Michigan Attorney General criticizes bills that limits voting-by-mail
Democratic Attorney Generals, including Michigan Attorney General Dana Nessel, are still sounding alarm bells over legislation they say will curb voting rights and make it more difficult to vote.
Republican-led legislatures across the country have been passing dozens of bills that would limit absentee voting or voting-by-mail; others would restrict ballot drop boxes or the times people can head to the polls.
The 2020 presidential election had the highest turnout ever, without any sort of increase in voter fraud.
However, Michigan Attorney General Dana Nessel says GOP lawmakers have been spreading misinformation about the election and using it as a reason to restrict access to voting.
“All of these lawsuits that were filed were summarily dismissed," Nessel said. "[They were] found to lack any merit at all. Any of these election fraud claims have been debunked entirely.”

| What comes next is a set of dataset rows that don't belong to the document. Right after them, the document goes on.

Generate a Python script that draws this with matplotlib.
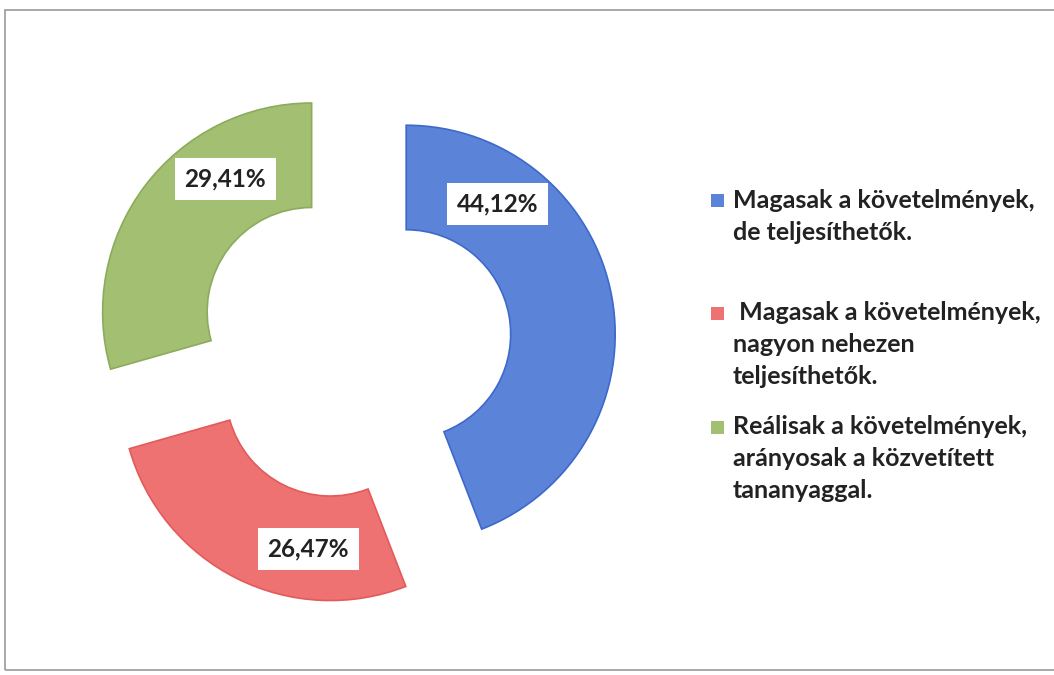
import matplotlib
matplotlib.use("Agg")
import matplotlib.pyplot as plt
from matplotlib.patches import Rectangle
import numpy as np

# ---- data ----
categories = [
    "Magasak a követelmények,\nde teljesíthetők.",
    " Magasak a követelmények,\nnagyon nehezen\nteljesíthetők.",
    "Reálisak a követelmények,\narányosak a közvetített\ntananyaggal.",
]
values = [44.12, 26.47, 29.41]
value_labels = ["44,12%", "26,47%", "29,41%"]

# ---- style ----
colors = ["#5b83d8", "#ef7272", "#a3bf72"]
edges = ["#3d68cc", "#e35a5a", "#8cab5c"]
label_angles = [55, -98, 123]   # where the value boxes sit on each ring segment
FONT = "Lato"

W, H = 1054, 675
CX, CY, R = 354, 344, 209  # pixel geometry of the donut


def px(x, y):
    return (x - CX) / R, (CY - y) / R


fig = plt.figure(figsize=(W / 100, H / 100), dpi=100)
ax = fig.add_axes([0, 0, 1, 1])

wedges, _ = ax.pie(values, colors=colors, startangle=90, counterclock=False,
                   radius=1, explode=[0.254] * 3,
                   wedgeprops=dict(width=0.5, linewidth=1.2))
for w, ec in zip(wedges, edges):
    w.set_edgecolor(ec)

ax.set_xlim(px(0, 0)[0], px(W, 0)[0])
ax.set_ylim(px(0, H)[1], px(0, 0)[1])
ax.set_aspect("equal")
ax.axis("off")

# frame
x0, y0 = px(5, 10)
x1, y1 = px(1064, 670)
ax.add_patch(Rectangle((x0, y1), x1 - x0, y0 - y1, fill=False,
                       edgecolor="#9a9a9a", lw=1.2, zorder=0))

for w, lab, a in zip(wedges, value_labels, label_angles):
    cx, cy = w.center
    r = 0.76
    ax.text(cx + r * np.cos(np.radians(a)), cy + r * np.sin(np.radians(a)), lab,
            ha="center", va="center", fontsize=17.5, fontweight="bold",
            family=FONT, color="#222222",
            bbox=dict(boxstyle="square,pad=0.4", fc="white", ec="none"))

# legend (manual, to mimic Excel wrapping)
item_tops = [200, 313, 427]
pitch = 32
for cat, col, ytop in zip(categories, colors, item_tops):
    mx, my = px(711, ytop - 6)
    ax.add_patch(Rectangle((mx, my - 13 / R), 13 / R, 13 / R, facecolor=col,
                           edgecolor="none"))
    for i, line in enumerate(cat.split("\n")):
        tx, ty = px(733, ytop + i * pitch)
        ax.text(tx, ty, line, ha="left", va="center", fontsize=18,
                fontweight="bold", family=FONT, color="#222222")

fig.savefig("out.png", dpi=100)
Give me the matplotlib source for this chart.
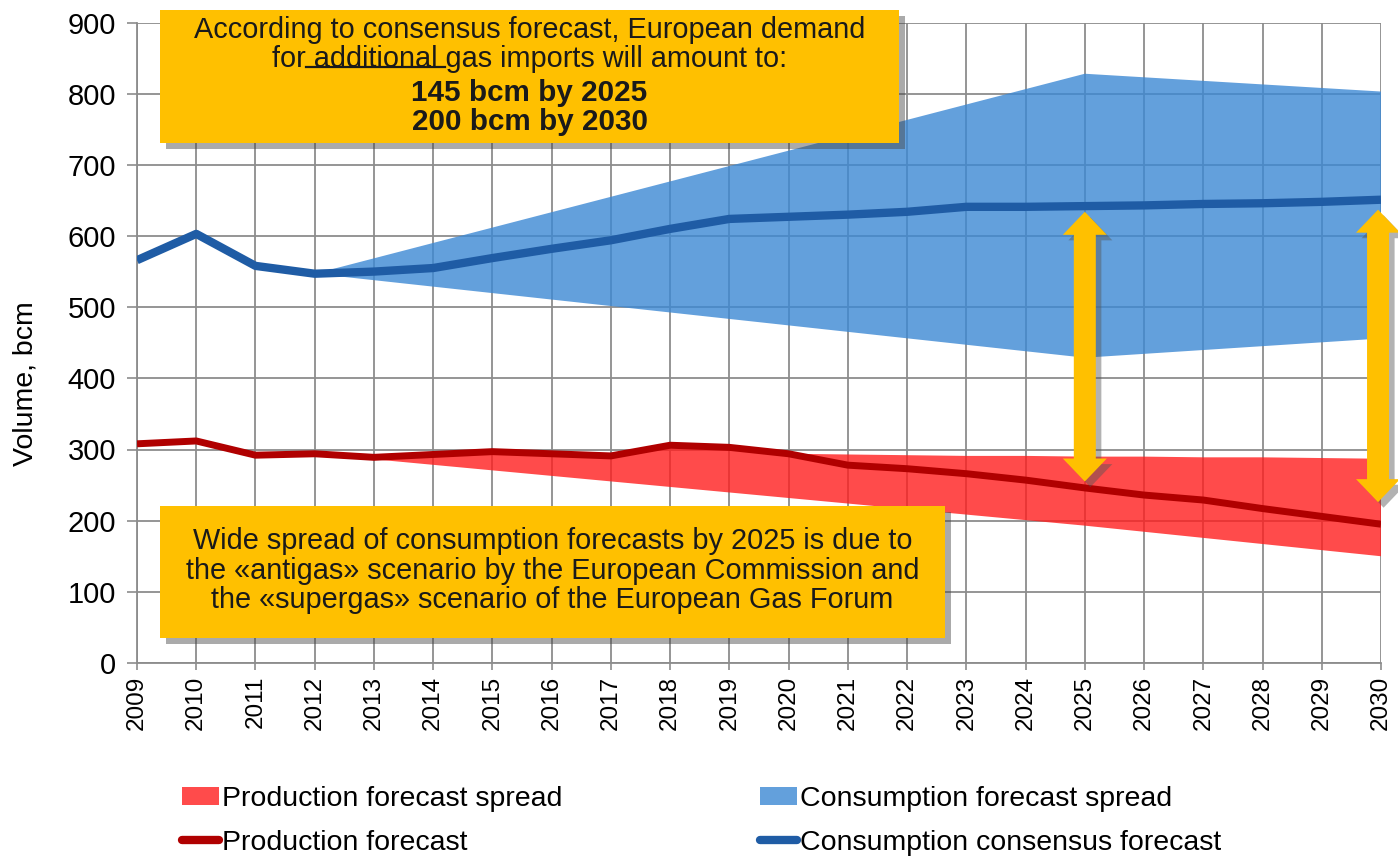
import numpy as np
import matplotlib
matplotlib.use("Agg")
import matplotlib.pyplot as plt
from matplotlib.patches import Rectangle, Polygon, Patch
from matplotlib.lines import Line2D
import matplotlib.patheffects as pe

plt.rcParams['font.family'] = ['Liberation Sans', 'DejaVu Sans']

# ---------------- data ----------------
years = list(range(2009, 2031))
year_labels = [str(y) for y in years]
consumption_consensus = [566, 603, 558, 547, 550, 555, 569, 582, 594, 610, 624, 627,
                         630, 634, 641, 641, 642, 643, 645, 646, 648, 651]
production_forecast = [308, 312, 292, 294, 289, 293, 297, 294, 291, 306, 303, 294,
                       278, 273, 266, 257, 246, 236, 229, 217, 206, 195]

cons_spread_years = [2012, 2025, 2030]
cons_spread_upper = [547, 828, 803]
cons_spread_lower = [547, 429, 456]

prod_upper_years = list(range(2012, 2031))
prod_spread_upper = [294, 289, 293, 297, 294, 291, 306, 303, 294, 293, 292, 291,
                     291, 290, 290, 289, 289, 288, 287]
prod_lower_years = [2012, 2025, 2030]
prod_spread_lower = [294, 193, 150]

arrow_years = [2025, 2029.95]
arrow_tops = [634, 637]
arrow_bottoms = [255, 226]

yticks = list(range(0, 901, 100))

legend_labels = ["Production forecast spread", "Production forecast",
                 "Consumption forecast spread", "Consumption consensus forecast"]

top_box_lines = ["According to consensus forecast, European demand",
                 "for additional gas imports will amount to:",
                 "145 bcm by 2025", "200 bcm by 2030"]
bottom_box_lines = ["Wide spread of consumption forecasts by 2025 is due to",
                    "the \u00abantigas\u00bb scenario by the European Commission and",
                    "the \u00absupergas\u00bb scenario of the European Gas Forum"]

# ---------------- colours ----------------
C_BLUE_FILL = '#3C88D4'
C_RED_FILL = '#FF1E1E'
C_BLUE_LINE = '#1F5CA5'
C_RED_LINE = '#B00000'
C_YELLOW = '#FFC000'
C_GRID = '#8C8C8C'

W, H = 1398, 857
fig = plt.figure(figsize=(W / 100, H / 100), dpi=100)

def fx(px):
    return px / W

def fy(py):
    return 1 - py / H

ax = fig.add_axes([fx(137), fy(663), fx(1381) - fx(137), fy(22.5) - fy(663)])
ax.set_xlim(2009, 2030)
ax.set_ylim(0, 900)

ax.set_xticks(years)
ax.set_xticklabels(year_labels, rotation=90, fontsize=17.5)
ax.set_yticks(yticks)
ax.set_yticklabels([str(v) for v in yticks], fontsize=21)
ax.tick_params(axis='y', length=7, width=1.2, color=C_GRID, pad=8)
ax.tick_params(axis='x', length=5, width=1.2, color=C_GRID, pad=4)
ax.grid(True, color=C_GRID, linewidth=1.3, zorder=0)
ax.set_axisbelow(True)
for s in ['top', 'right']:
    ax.spines[s].set_visible(False)
for s in ['left', 'bottom']:
    ax.spines[s].set_color(C_GRID)
    ax.spines[s].set_linewidth(1.3)

# spreads
ax.fill(np.r_[cons_spread_years, cons_spread_years[::-1]],
        np.r_[cons_spread_upper, cons_spread_lower[::-1]],
        color=C_BLUE_FILL, alpha=0.8, lw=0, zorder=2)
ax.fill(np.r_[prod_upper_years, prod_lower_years[::-1]],
        np.r_[prod_spread_upper, prod_spread_lower[::-1]],
        color=C_RED_FILL, alpha=0.8, lw=0, zorder=2)

# lines
ax.plot(years, consumption_consensus, color=C_BLUE_LINE, lw=6,
        solid_joinstyle='round', solid_capstyle='butt', zorder=4)
ax.plot(years, production_forecast, color=C_RED_LINE, lw=5,
        solid_joinstyle='round', solid_capstyle='butt', zorder=4)

# double-headed yellow arrows (single polygon each)
sw = 22 / 59.24 / 2
hw = 44 / 59.24 / 2
hl = 23 / 0.7117
shadow = [pe.SimplePatchShadow(offset=(4, -4), shadow_rgbFace='#555555', alpha=0.45), pe.Normal()]
for xa, top, bot in zip(arrow_years, arrow_tops, arrow_bottoms):
    verts = [(xa, top), (xa + hw, top - hl), (xa + sw, top - hl), (xa + sw, bot + hl),
             (xa + hw, bot + hl), (xa, bot), (xa - hw, bot + hl), (xa - sw, bot + hl),
             (xa - sw, top - hl), (xa - hw, top - hl)]
    a = Polygon(verts, closed=True, facecolor=C_YELLOW, lw=0, zorder=6, clip_on=False)
    a.set_path_effects(shadow)
    ax.add_patch(a)

# text boxes
box_shadow = [pe.SimplePatchShadow(offset=(4, -4), shadow_rgbFace='#444444', alpha=0.45), pe.Normal()]
top_box = Rectangle((fx(160), fy(143)), fx(899) - fx(160), fy(10) - fy(143),
                    transform=fig.transFigure, facecolor=C_YELLOW, lw=0, zorder=10)
top_box.set_path_effects(box_shadow)
fig.add_artist(top_box)
bot_box = Rectangle((fx(160), fy(638)), fx(945) - fx(160), fy(506) - fy(638),
                    transform=fig.transFigure, facecolor=C_YELLOW, lw=0, zorder=10)
bot_box.set_path_effects(box_shadow)
fig.add_artist(bot_box)

box_fs = 20.8
top_cx = (160 + 899) / 2
top_ys = [30, 59, 93, 122]
top_texts = []
for i, (line, yy) in enumerate(zip(top_box_lines, top_ys)):
    t = fig.text(fx(top_cx), fy(yy), line, ha='center', va='center',
                 fontsize=box_fs if i < 2 else box_fs + 0.5,
                 fontweight='bold' if i >= 2 else 'normal',
                 color='#1a1a1a', zorder=11)
    top_texts.append(t)

bot_cx = (160 + 945) / 2
bot_ys = [541, 571, 600]
for line, yy in zip(bottom_box_lines, bot_ys):
    fig.text(fx(bot_cx), fy(yy), line, ha='center', va='center',
             fontsize=box_fs, color='#1a1a1a', zorder=11)

# underline " additional "
fig.canvas.draw()
r = fig.canvas.get_renderer()
t2 = top_texts[1]
bb = t2.get_window_extent(r)
def text_w(s):
    tmp = fig.text(0, 0, s, fontsize=box_fs)
    w = tmp.get_window_extent(r).width
    tmp.remove()
    return w
w_for = text_w("for")
w_add = text_w("for additional")
sp = text_w("a a") - text_w("aa")
x0 = bb.x0 + w_for
x1 = bb.x0 + w_add + sp
yline = bb.y0 + bb.height * 0.2
fig.add_artist(Line2D([x0 / W, x1 / W], [yline / H, yline / H],
                      transform=fig.transFigure, color='#1a1a1a', lw=1.6, zorder=12))

# y label
fig.text(fx(26), fy(384), "Volume, bcm", rotation=90, ha='center', va='center', fontsize=20.5)

# legends
h_prod_spread = Patch(facecolor=C_RED_FILL, alpha=0.8, lw=0)
h_prod_line = Line2D([], [], color=C_RED_LINE, lw=6, solid_capstyle='round')
h_cons_spread = Patch(facecolor=C_BLUE_FILL, alpha=0.8, lw=0)
h_cons_line = Line2D([], [], color=C_BLUE_LINE, lw=6, solid_capstyle='round')
leg_kw = dict(loc='upper left', frameon=False, fontsize=20.5, borderpad=0, borderaxespad=0,
              handlelength=1.3, handleheight=0.6, handletextpad=0.12, labelspacing=0.62)
fig.legend([h_prod_spread, h_prod_line], legend_labels[:2],
           bbox_to_anchor=(fx(182), fy(786)), **leg_kw)
fig.legend([h_cons_spread, h_cons_line], legend_labels[2:],
           bbox_to_anchor=(fx(760), fy(786)), **leg_kw)

fig.savefig("out.png", dpi=100)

Michigan Senate Republicans have introduced bills that would stop municipalities from providing postage for ballots and require copies of photo ID to be sent in with absentee ballot applications. They say the bills would increase election security. Nessel, other Democrats, and voting rights advocates say that is voter suppression.
“[The bills] ban prepaid postage on absentee ballot return envelopes," Nessel said. "They'd stop our Secretary of State from sending out absentee ballot applications. They'd even stop our local clerk from being able to post voting information on their social media sites”.
Nessel says bills passed by the state’s GOP-led legislature would likely be vetoed by Governor Whitmer, but ballot proposals backed by Republicans could be adopted by lawmakers to circumvent the governor.
Nessel affirmed her support for the ‘For the People’ Act that has passed the U-S House and is awaiting a vote in the Senate. It would provide federal protections for voting rights. GOP Senators are expected to filibuster the measure, preventing it from becoming law.
Detroit-native and Democratic Minnesota Attorney General Keith Ellison says voting is something that should be easy.
“All Americans should have the right to participate in a free and fair election," Ellison said. "These standardized rules [in the "For the People" Act] will help protect people's constitutional right to vote".